Eyrie by Tim Winton

Eyrie
Tim Winton
9781926428536
Penguin/ Hamish Hamilton

From the Blurb

Tom Keely's reputation is in ruins.  And that's the upside.

Divorced and unemployed, he's lost faith in everything precious to him.  Holed up in a grim highrise, cultivating his newfoundisolation, Keely looks down at a society from which he has retired hurt and angry.  He's done fighting the good fight and past caring.

But even in his seedy flat, ducking the neighbours, he's not safe from entanglement.  All it takes is an awkward encounter in the lobby.  A woman from his past, a boy the likes of which he's never met before.  Two strangers leading a life beyond his experience and into whose orbit he falls despite himself.

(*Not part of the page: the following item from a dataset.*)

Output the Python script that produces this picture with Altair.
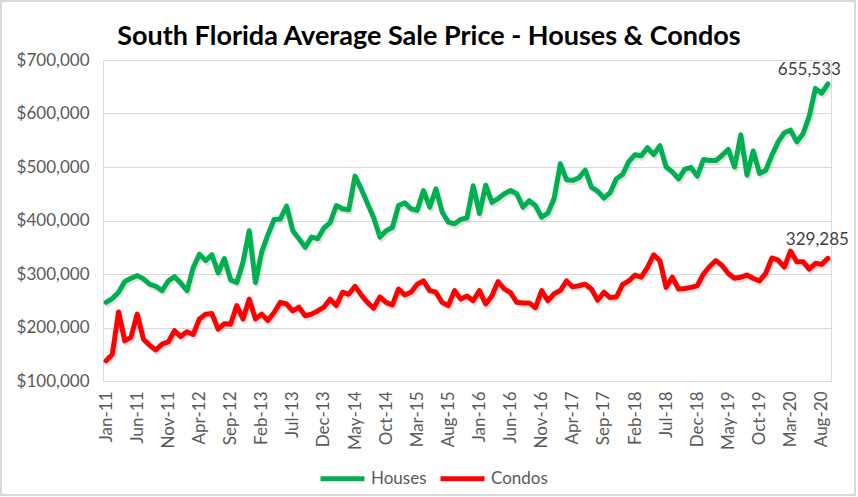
import altair as alt
import pandas as pd

# ---- data ($ thousands) ----
month_names = ["Jan", "Feb", "Mar", "Apr", "May", "Jun",
               "Jul", "Aug", "Sep", "Oct", "Nov", "Dec"]
months = [f"{m}-{y}" for y in range(11, 21) for m in month_names][:117]
tick_labels = months[::5]

houses_k = [
    247, 254, 266, 286, 292, 297, 291, 281, 277, 269, 287, 295, 283, 269, 312, 337, 325, 336, 302, 329,
    289, 284, 322, 381, 284, 341, 373, 402, 403, 427, 381, 366, 350, 369, 366, 386, 396, 428, 422,
    420, 483, 459, 432, 405, 369, 381, 387, 428, 433, 422, 419, 456, 425, 459, 416, 397, 394, 402, 405,
    465, 413, 466, 434, 441, 450, 456, 450, 425, 437, 428, 406, 414, 441, 506, 476, 475, 480, 494,
    462, 455, 442, 452, 478, 486, 510, 523, 521, 536, 523, 540, 500, 491, 478, 496, 499, 483, 514,
    512, 512, 522, 533, 500, 560, 485, 530, 488, 494, 522, 547, 564, 569, 547, 562, 595, 647, 638, 655.533,
]
condos_k = [
    138, 150, 229, 175, 182, 225, 178, 167, 158, 169, 173, 194, 183, 192, 187, 216, 225, 226, 197, 207,
    206, 241, 216, 253, 216, 225, 213, 228, 247, 244, 231, 238, 222, 225, 231, 238, 253, 241, 266,
    262, 277, 261, 247, 236, 257, 247, 242, 272, 261, 266, 281, 287, 269, 266, 247, 241, 269, 253, 259,
    250, 269, 244, 259, 286, 272, 265, 247, 246, 246, 237, 269, 250, 263, 269, 287, 276, 278, 281,
    272, 251, 266, 256, 257, 280, 287, 298, 294, 312, 336, 325, 275, 294, 272, 273, 275, 278, 300,
    314, 325, 316, 301, 292, 294, 298, 292, 287, 301, 330, 326, 313, 343, 323, 323, 309, 320, 318, 329.285,
]
series_names = ["Houses", "Condos"]
series_colors = ["#00B050", "#FF0000"]
y_ticks = [100000, 200000, 300000, 400000, 500000, 600000, 700000]
title_text = "South Florida Average Sale Price - Houses & Condos"

rows = []
for name, vals in zip(series_names, [houses_k, condos_k]):
    for m, v in zip(months, vals):
        rows.append({"month": m, "series": name, "value": round(v * 1000)})
df = pd.DataFrame(rows)
last = df[df["month"] == months[len(houses_k) - 1]]

FONT = "Lato"
GRAY = "#595959"

x_enc = alt.X("month:O", sort=months,
              scale=alt.Scale(type="point", padding=0.5),
              axis=alt.Axis(values=tick_labels, labelAngle=-90, title=None,
                            ticks=False, grid=False, domainColor="#d9d9d9",
                            domainWidth=1.2, labelPadding=10, labelFontSize=17,
                            labelColor=GRAY, labelFont=FONT))
y_enc = alt.Y("value:Q",
              scale=alt.Scale(domain=[100000, 700000], nice=False, zero=False),
              axis=alt.Axis(values=y_ticks, format="$,.0f", title=None,
                            ticks=False, domain=False, gridColor="#d9d9d9",
                            gridWidth=1.2, labelPadding=14, labelFontSize=17,
                            labelColor=GRAY, labelFont=FONT))

base = alt.Chart(df)

shadow = base.mark_line(strokeWidth=5, strokeCap="round", strokeJoin="round",
                        color="#000000", opacity=0.12, xOffset=1.5, yOffset=2.5).encode(
    x=x_enc, y=y_enc, detail="series:N")

lines = base.mark_line(strokeWidth=5, strokeCap="round", strokeJoin="round").encode(
    x=x_enc, y=y_enc,
    color=alt.Color("series:N", sort=series_names,
                    scale=alt.Scale(domain=series_names, range=series_colors),
                    legend=alt.Legend(title=None, orient="none", direction="horizontal",
                                      legendX=215, legendY=394, symbolType="stroke",
                                      symbolSize=1936, symbolStrokeWidth=5,
                                      labelFontSize=17, labelColor=GRAY, labelFont=FONT,
                                      labelOffset=4, columnPadding=3, padding=0)))

lab_h = alt.Chart(last[last["series"] == "Houses"]).mark_text(
    align="right", baseline="bottom", dx=13, dy=-5, fontSize=17, font=FONT, color="#404040").encode(
    x=x_enc, y=y_enc, text=alt.Text("value:Q", format=",.0f"))
lab_c = alt.Chart(last[last["series"] == "Condos"]).mark_text(
    align="right", baseline="bottom", dx=21, dy=-9, fontSize=17, font=FONT, color="#404040").encode(
    x=x_enc, y=y_enc, text=alt.Text("value:Q", format=",.0f"))

title = alt.Chart(pd.DataFrame({"t": [title_text]})).mark_text(
    fontSize=27, font=FONT, fontWeight="bold", color="#000000",
    align="center", baseline="middle").encode(
    text="t:N", x=alt.value(326), y=alt.value(-23))

border = alt.Chart(pd.DataFrame({"a": [0]})).mark_rect(
    fill=None, stroke="#d9d9d9", strokeWidth=2).encode(
    x=alt.value(-102), x2=alt.value(752), y=alt.value(-59), y2=alt.value(435))

chart = alt.layer(shadow, lines, lab_h, lab_c, title, border).properties(
    width=728, height=321,
    padding={"left": 103, "top": 60, "right": 27, "bottom": 116},
    autosize=alt.AutoSizeParams(type="none"),
).configure_view(stroke=None).configure(background="white")

chart.save("out.html", embed_options={"renderer": "svg", "actions": False})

What follows is a heart-stopping, groundbreaking novel for our times- funny, confronting, exhilarating and haunting.  Inhabited by unforgettable characters, Eyrie asks how, in an impossibly compromised world, we can ever hope to do the right thing.

Review

How exactly does one review a Tim Winton novel?  I've grown up reading them, from Bugalugs Bum Theif and Blueback through to Cloudstreet and Dirt Music.  He's won the Miles Franklin three times.  He is the first name that springs to mind when people talk about the best of the West.  And I'm pleased to tell you that with Eyrie he's done it again.

Eyrie is suitably Wintonian, despondent about the state of society and peopled with characters from the school of hard knocks.  This is a novel set in a place close to my heart- Fremantle- but it is a more grizzled and pessimistic view, although not without humour to the portrayal.  Winton writes about him character Tom fighting his way through buskers just to get a decent cup of coffee, the drunks and the deros, the fish and chips in Fisherman's Harbour, the esplanade, it's all there.  And while I don't necessarily share his bleak view, I recognise it and it moves me.

The story itself is understated but complex.  Words are not wasted, and every action is well motivated.  Characters are consistent and real.  In particular, I am drawn to the figure of Kai, the little boy whose library going and reading habits are all too familiar.  His grandmother, Gemma, is once again not a dazzling heroine but a cigarette sucking former beauty down on her luck, almost reminiscent of Dirt Music's Georgie Jutland.  I've heard Winton called misogynistic before, and perhaps if this is how he sees his female leads I can see why.  Gemma's former prettiness has been her downfall, and she is stuck in a dead end life of visiting her drug addict daughter, battling her drug dealing son in law, looking after Kai, and stacking shelves at Woolworths.  I struggle to think of a Winton heroine who ever finds much success in her goals, but I am sure there is one.  No, not misogynistic then, just observing, giving a voice to these women who shrink quietly into their dead ends.  And focussing on the man's point of view, rather than presuming he knows how these women think.

Tom's back story is teasingly underplayed.  Winton follows the golden rule- a back story should never overshadow the present.  He leaves us the facts, shows us the effect and moves on with this new story, leaving us with the sense that life, and strife, goes on.  Tom is the classic flawed hero- grizzled and possibly no longer good looking, hairy, drunk, depressed, and achingly human.  When Gemma and Kai come into his life, he makes them the family he was denied by his cheating ex-wife, and uses them to plug the gaps and stem the pain of still loving her.

Eyrie is a wonderful book but it is also confronting and somewhat sad.  I think it will win the Miles Franklin in 2014, but that's just this blogger's opinion.

It is published in October 14 and is available to pre-order at all good bookstores.